Bütün bu gelişmeler bir dizi alanda sıkışmış bulunan AKP iktidarının baskı ve gericiliği tırmandırmaktan başka bir çaresinin olmadığını gösteriyor. Fakat AKP iktidarının bu türden manevraları hızla kendi iç çelişkilerinin derinleşmesine ve bu temelde gündeme gelen gerici çekişmelerin de su yüzüne çıkmasına neden olabiliyor. Somutta “Kızlı-erkekli evler” tartışması üzerinden yaşanan Erdoğan-Arınç gerilimi, AKP içerisinde var olan çatlakların giderek büyüdüğünü bir kez daha gözler önüne sermiş bulunuyor.

Kürt sorununda gerici manevralar

AKP iktidarını sıkıştıran bir başka sorun alanı ise Kürt sorunu. Sermaye devleti tarafından son yıllarda açılım aldatmacalarıyla ve müzakere oyunlarıyla ötelenmeye çalışılan bu sorun, gelinen yerde Rojava süreci ile birlikte yeni bir boyut kazanmış, AKP iktidarını yeni bir kıskacın içerisine sokmuş bulunuyor.

AKP gericiliği bugüne kadar birçok kez Kürt sorunu üzerinden devreye soktuğu açılım aldatmacalarıyla Kürt hareketini oyalamayı, Kürt halkının mücadelesini ise geri bir noktaya itmeyi amaçlamıştı. Bunda yer yer başarılı olsa da her seferinde süreç kaçınılmaz bir biçimde tıkanmış ve sorun çok daha kapsamlı bir şekilde karşısına çıkmıştı. Son müzakere aldatmacasının da akibeti şimdiden bu noktaya gelmiş bulunuyor. Dahası, Rojava’da yaşanan gelişmeler sermaye devleti açısından sorunu çok daha ağırlaştırmış bulunuyor.

Bu nedenle AKP iktidarı bir kez daha Kürt sorununda gerici politikalara sarılmış görünüyor. Nusaybin’de yükselen utanç duvarı ve AKP’nin Diyarbakır “çıkarması” üzerinden Barzani’li, Şivan Perwer’li, İbrahim Tatlıses’li hazırlanan mizansen tam da bunu anlatıyor.

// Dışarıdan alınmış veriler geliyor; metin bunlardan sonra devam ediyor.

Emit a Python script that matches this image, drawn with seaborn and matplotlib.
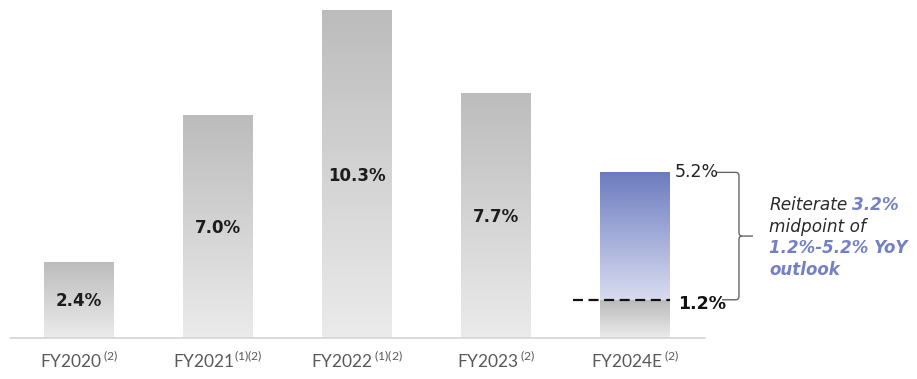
import numpy as np
import pandas as pd
import matplotlib
matplotlib.use("Agg")
import matplotlib.pyplot as plt
import seaborn as sns
from matplotlib.colors import to_rgb
from matplotlib.path import Path
from matplotlib.patches import PathPatch

# ---- data ----
categories = ["FY2020", "FY2021", "FY2022", "FY2023", "FY2024E"]
footnotes = [" (2)", "(1)(2)", " (1)(2)", " (2)", " (2)"]
growth = [2.4, 7.0, 10.3, 7.7, 5.2]
bar_labels = ["2.4%", "7.0%", "10.3%", "7.7%", ""]
outlook_low = 1.2
outlook_high = 5.2
outlook_mid = 3.2
low_label = "1.2%"
high_label = "5.2%"

sns.set_theme(style="white")
plt.rcParams["font.family"] = ["Lato", "DejaVu Sans"]
plt.rcParams["mathtext.fontset"] = "custom"
plt.rcParams["mathtext.rm"] = "Lato"
plt.rcParams["mathtext.it"] = "Lato:italic"
plt.rcParams["mathtext.bf"] = "Lato:bold"

fig = plt.figure(figsize=(9.17, 3.79), dpi=100)
ax = fig.add_axes([0, 41 / 379, 1, 338 / 379])

df = pd.DataFrame({"cat": categories, "val": growth})
sns.barplot(data=df, x="cat", y="val", width=0.5, color="#d0d0d0",
            edgecolor="none", ax=ax, zorder=2)

for s in ax.spines.values():
    s.set_visible(False)
ax.set_yticks([])
ax.set_xlabel("")
ax.set_ylabel("")


def gradient(c_bottom, c_top, n=256):
    b = np.array(to_rgb(c_bottom))
    t = np.array(to_rgb(c_top))
    f = np.linspace(0, 1, n)[:, None]
    return (b * (1 - f) + t * f)[:, None, :]


gray_bottom, gray_top = "#ebebeb", "#bcbcbc"
blue_bottom, blue_top = "#d9dcf0", "#6c7cc0"

for i, p in enumerate(ax.patches):
    x0, w = p.get_x(), p.get_width()
    h = p.get_height()
    if i == len(categories) - 1:
        segs = [(0, outlook_low, gray_bottom, "#b9b9b9"),
                (outlook_low, h, blue_bottom, blue_top)]
    else:
        segs = [(0, h, gray_bottom, gray_top)]
    for y0, y1, cb, ct in segs:
        im = ax.imshow(gradient(cb, ct), extent=(x0, x0 + w, y0, y1),
                       origin="lower", aspect="auto", zorder=3,
                       interpolation="bilinear")
        im.set_clip_path(p)
    if bar_labels[i]:
        ax.text(i, h / 2 - 0.05, bar_labels[i], ha="center", va="center",
                fontsize=12, fontweight="bold", color="#1c1c1c",
                family="DejaVu Sans", zorder=5)

ax.set_xlim(-79 / 139, (917 - 79) / 139)
ax.set_ylim(0, 338 / 31.85)

# baseline
ax.plot([-0.5, 4.5], [0, 0], color="#d4d4d4", lw=1.2, zorder=4,
        clip_on=False)

# tick labels
ax.set_xticks(range(len(categories)))
ax.set_xticklabels([c + ("\u2009" if f.startswith(" ") else "") + "$^{" + f.strip() + "}$"
                    for c, f in zip(categories, footnotes)],
                   fontsize=12.5, color="#595959")
ax.tick_params(axis="x", length=0, pad=9)

# outlook annotations
n = len(categories) - 1
ax.plot([n - 0.446, n + 0.25], [outlook_low, outlook_low], color="#111111",
        lw=1.6, ls=(0, (4.5, 2.5)), zorder=6)
ax.text(4.288, outlook_high, high_label, ha="left", va="center",
        fontsize=12.5, color="#222222", family="DejaVu Sans", zorder=6)
ax.text(4.31, outlook_low - 0.12, low_label, ha="left", va="center",
        fontsize=12.5, color="#111111", fontweight="bold",
        family="DejaVu Sans", zorder=6)

# bracket with slightly rounded corners
bx = 4.748
r_x, r_y = 0.022, 0.11
verts = [(4.59, outlook_high), (bx - r_x, outlook_high), (bx, outlook_high), (bx, outlook_high - r_y),
         (bx, outlook_mid + r_y), (bx, outlook_mid), (bx + r_x, outlook_mid), (4.849, outlook_mid)]
codes = [Path.MOVETO, Path.LINETO, Path.CURVE3, Path.CURVE3,
         Path.LINETO, Path.CURVE3, Path.CURVE3, Path.LINETO]
ax.add_patch(PathPatch(Path(verts, codes), fill=False, edgecolor="#666666",
                       lw=1.0, zorder=6, clip_on=False))
verts2 = [(4.626, outlook_low), (bx - r_x, outlook_low), (bx, outlook_low), (bx, outlook_low + r_y),
          (bx, outlook_mid - r_y), (bx, outlook_mid), (bx + r_x, outlook_mid)]
codes2 = [Path.MOVETO, Path.LINETO, Path.CURVE3, Path.CURVE3,
          Path.LINETO, Path.CURVE3, Path.CURVE3]
ax.add_patch(PathPatch(Path(verts2, codes2), fill=False, edgecolor="#666666",
                       lw=1.0, zorder=6, clip_on=False))

dark = "#2a2a2a"
blue = "#7480c4"
tx = 4.965
fam = "DejaVu Sans"
t1 = ax.text(tx, 4.17, "Reiterate", ha="left", va="center", fontsize=12.2,
             style="italic", color=dark, family=fam)
ax.annotate("3.2%", xy=(1, 0.5), xycoords=t1, xytext=(3, 0),
            textcoords="offset points", ha="left", va="center",
            fontsize=12.2, style="italic", fontweight="bold", color=blue,
            family=fam)
ax.text(tx, 3.50, "midpoint of", ha="left", va="center", fontsize=12.2,
        style="italic", color=dark, family=fam)
ax.text(tx, 2.83, "1.2%-5.2% YoY", ha="left", va="center", fontsize=12.0,
        style="italic", fontweight="bold", color=blue, family=fam)
ax.text(tx, 2.14, "outlook", ha="left", va="center", fontsize=12.0,
        style="italic", fontweight="bold", color=blue, family=fam)

fig.savefig("out.png", dpi=100)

Gelinen yerde attığı her adımı seçim yatırımı olarak değerlendiren AKP gericiliği, Diyarbakır ziyaretini bir seçim şovuna dönüştürmenin hesabını yapıyor.

Bir taraftan seçimlerde Kürt halkının oylarını almak için türlü manevralar yapan AKP gericiliği öte yandan Rojava’da dinci-gerici çeteler üzerinden gerçekleştirilen saldırılarla, Nusaybin’de her geçen gün yükselen utanç duvarıyla Kürt sorunu üzerinden gerici politikalarını derinleştirmeye devam ediyor.

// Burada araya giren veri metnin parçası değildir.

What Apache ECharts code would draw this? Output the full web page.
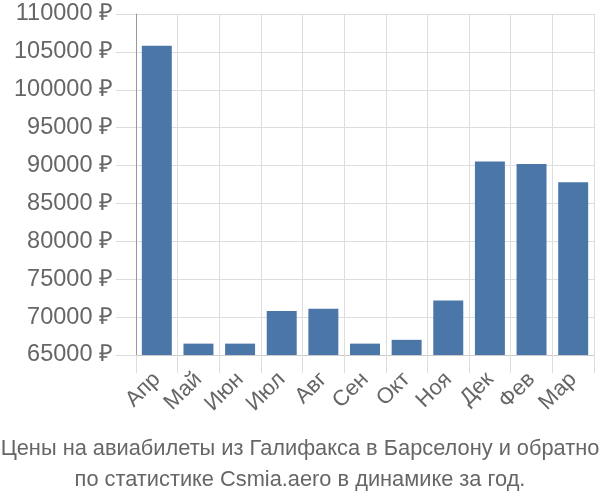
<!DOCTYPE html>
<html>
<head>
<meta charset="utf-8">
<script src="https://cdn.jsdelivr.net/npm/echarts@6/dist/echarts.min.js"></script>
<style>html,body{margin:0;padding:0;background:#fff}#c{width:600px;height:500px}</style>
</head>
<body>
<div id="c"></div>
<script>
const categories = ['Апр','Май','Июн','Июл','Авг','Сен','Окт','Ноя','Дек','Фев','Мар'];
const prices = [105800, 66500, 66500, 70800, 71100, 66500, 67000, 72200, 90550, 90200, 87800];
const yMin = 65000, yMax = 110000, yStep = 5000;
const currency = ' ₽';
const titleLines = ['Цены на авиабилеты из Галифакса в Барселону и обратно', 'по статистике Csmia.aero в динамике за год.'];

const font = 'Liberation Sans, Arial, sans-serif';
const chart = echarts.init(document.getElementById('c'), null, {renderer: 'canvas'});
chart.setOption({
  animation: false,
  title: {
    text: titleLines.join('\n'),
    left: 'center',
    top: 428,
    textStyle: {fontFamily: font, fontSize: 21.8, fontWeight: 'normal', color: '#666', lineHeight: 31}
  },
  grid: {left: 136, right: 6, top: 14, bottom: 145, containLabel: false},
  xAxis: {
    type: 'category',
    data: categories,
    boundaryGap: true,
    axisLine: {show: true, lineStyle: {color: '#ccc', width: 1}},
    axisTick: {show: true, length: 18, interval: 0, lineStyle: {color: '#ddd'}},
    splitLine: {show: true, interval: 0, lineStyle: {color: '#ddd'}},
    axisLabel: {interval: 0, rotate: 45, margin: 21, fontFamily: font, fontSize: 22, color: '#666'}
  },
  yAxis: {
    type: 'value',
    min: yMin, max: yMax, interval: yStep,
    axisLine: {show: true, lineStyle: {color: '#999', width: 1}},
    axisTick: {show: true, length: 20, lineStyle: {color: '#ddd'}},
    splitLine: {show: true, lineStyle: {color: '#ddd'}},
    axisLabel: {margin: 23, fontFamily: font, fontSize: 23.5, color: '#666', formatter: v => v + currency}
  },
  series: [{
    type: 'bar',
    data: prices,
    barCategoryGap: '28%',
    itemStyle: {color: '#4b77a8'}
  }]
});
</script>
</body>
</html>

Baskı ve gericiliğin panzehiri
devrimci sınıf mücadelesidir

Kitleleri maniple etmek için seçim endeksli politik manevraların giderek artacağı, buna paralel olarak baskının ve gericiliğin dizginlerinden boşalacağı günlere giriyoruz. Bir dizi cepheden burjuva gericiliğinin karabasan gibi toplumun üzerine çöreklendiği şu günlerde, kıdem tazminatı hakkının gaspından kölelik dayatmalarına kadar işçi sınıfını hedef alan kapsamlı yıkım saldırıları da kapıda bekletiliyor.

Bu kapsamda bir saldırının işçi ve emekçilerde biriken öfkeyi büyüteceğinden, mücadele ve örgütlenme eğilimini güçlendireceğinden ve politize edeceğinden kuşku duymamak gerekiyor. Tam da bu nesnel zemin devrimci sınıf mücadelesini büyütmek ve emekçilerde mayalanan öfkeyi sermaye düzeninin temellerine yöneltmek açısından önemli imkanlar sunacaktır.
Bu imkanları devrimci bir tarzda değerlendirmek, gerek seçim döneminde giderek dozu artacak olan gerici propagandanın etkisini kırmak ve sermaye düzeninin gerçek yüzünü ortaya koymak açısından, gerekse de işçi sınıfını bağımsız devrimci sınıf çizgisine kazanmak bakımından ayrıca önem taşımaktadır.